What exactly is machine learning in layman terms? How does machine learning work? if you are looking at this query, you are at the right place. Here, I will explain ML in very simple terms. So, let’s begin:
The term machine learning has often been thrown around in discussions concerning AI and by several machine learning companies, and me when I’m dealing with clients curious about artificial intelligence. But in the end, I’m always left asking myself- how well did they know machine learning? Forget everything, do they even know what is AI?
These are a couple of questions; the answers to which I think my prospective clients should know, and so should you even if you’re not one.
Now I’ll try to answer some of these questions, while also addressing some misconceptions regarding differences between machine learning programming and general software without AI.
By the time you will finish reading this, I hope you will be acquainted with more knowledge of AI and its crucial deeper subset: machine learning.
But what is AI, though?
In order to know why AI matters to your business, you first need to know what artificial intelligence really is. In the most simple and accurate way, AI is everything, a machine, a program- just about anything that can simulate human intelligence.
If you pay enough attention, this definition will lead to two bigger questions, which are:
But what is human intelligence? And how can AI simulate it?
The fact that you’re able to read this makes you intelligent. Human intelligence is basically everything that enables us to think, question, contemplate and take action.
So once again, how can AI simulate this human intelligence?
To answer how AI works to simulate human intelligence, it is important to understand the concept of algorithms. What is an algorithm? Algorithms can be simply defined as a set of rules which provoke a software program to take an action. Algorithms normally work on the basis of “if” and “when” functions. If your car’s sensors detect that the sky is dark, an algorithm would instruct your car to turn on the headlights. Such examples and use cases are where an algorithm is needed.
In fact, computer programs themselves function based on these same principles of “if” and when”. Algorithms help a computer program to understand what it needs to do to fulfill a specific objective.
So, do algorithms help simulate human intelligence?
If you think of an algorithm as something which can simulate human intelligence, then you’ll not be blamed for assuming so.
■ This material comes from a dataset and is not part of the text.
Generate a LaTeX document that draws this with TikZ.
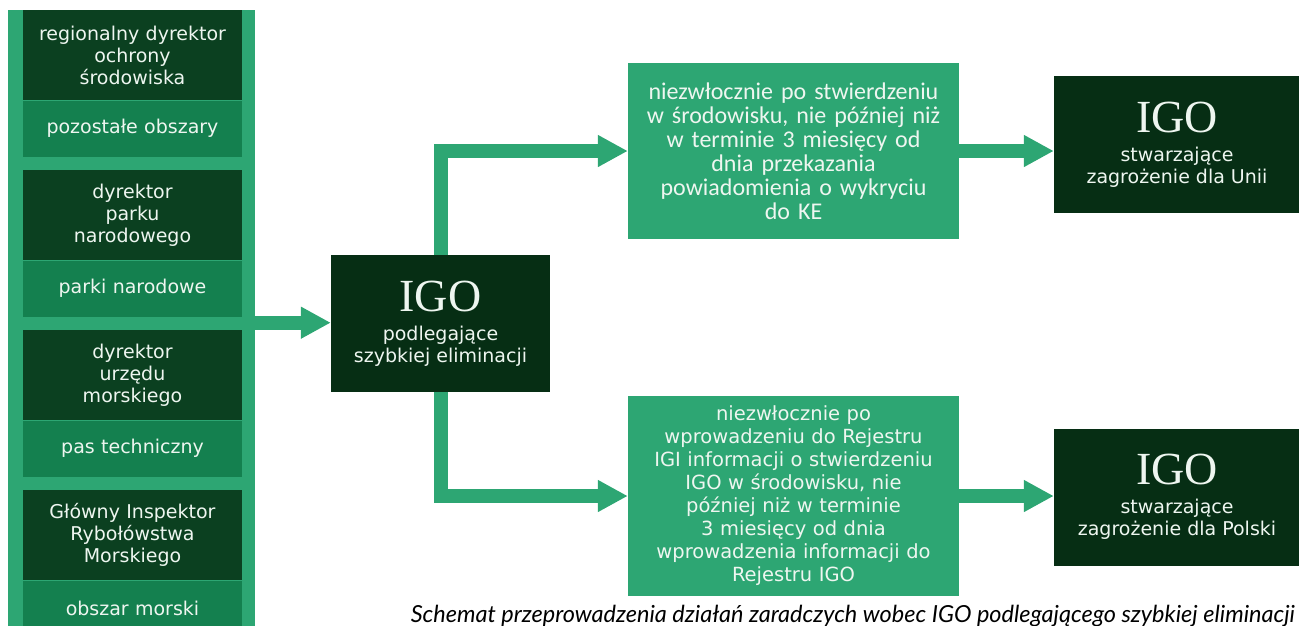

Since humans themselves employ certain sets of nature-built algorithms for the creation and fulfillment of specific emotions such as hunger and thirst.
But merely having such emotions doesn’t make a human intelligence, right? The same does also apply to algorithms. Merely equipping a program with a set of algorithms isn’t enough to market a product as AI, and hype its functions with terms such as “smart”. So no, algorithms DO NOT help simulate human intelligence.
So what do algorithms really need to do in order to simulate human intelligence? The answer is to “Change”.
Yes, change is what makes humans intelligent and smart. A change is what motivates a human to improve, and a change is what could make algorithms change its rules to aim for a higher reward, or perhaps to achieve the same rewards in more efficient ways.
So if algorithms alone cannot simulate human intelligence, and change is one of the variables that create human intelligence; how can we apply the same to algorithms? How can we “change” algorithms?
Software algorithms can change in two ways. One way is by human intervention, and the other way is through data and predictions. To put in some perspective, humans learn and gain more intelligence from experiences, mistakes, and recollection of memories. Computers and software, on the other hand, don’t have such luxuries with them, so they have to rely on either of the above-mentioned ways,
But if software algorithms are modified through human intervention, we won’t call it AI. It would simply be referred to as a software program. To call something AI, we have to use the other mentioned way, i.e., to change software algorithms through data and predictions. This is what we call machine learning programming.
Defining Machine Learning
I believe we’re now closer to defining what machine learning truly is. Machine Learning can be defined as a state when a software program is able to change its algorithms through data, without any human intervention while making predictions to get to the desired result.
How does machine learning work?
Traditional algorithms rely solely on an “if” and “when” approach, this approach is what facilitates the creation of nearly all common software-powered devices we use today. But when the intention is to simulate human intelligence, the traditional approach simply doesn’t hold its ground.
This is why machine learning programming uses and processes data through an error function, a loss function and an objective function which enables software programs to learn by itself.
An objective function defines the goal of the program, i.e., what it needs to achieve. The other two functions use data to work towards reducing the difference between the desired goal vs. the actual results interpreted by the problem; by modifying the algorithm to suit the needs.
To put it in perspective, let’s say that you want a machine learning program to identify a comic book without your intervention. In a traditional algorithm-based approach, you’d code this program, or you may say create an algorithm using data about the structure and style of a typical comic book.
However, in a machine learning based approach, your algorithm will learn to identify comic books all by itself by learning the style and structure of a typical comic book; simply by using data of a million comic books you would feed to the algorithm.
While traditional algorithms are created and perform with the intention of producing the desired result, machine learning algorithms are created with the intent of having the program “learn” how to produce the desired result through the use of structured data.
So in a nutshell, machine learning algorithms use error, loss, and objective functions with data and attempt to predict results continuously, until the difference between the produced results and the desired results is zero.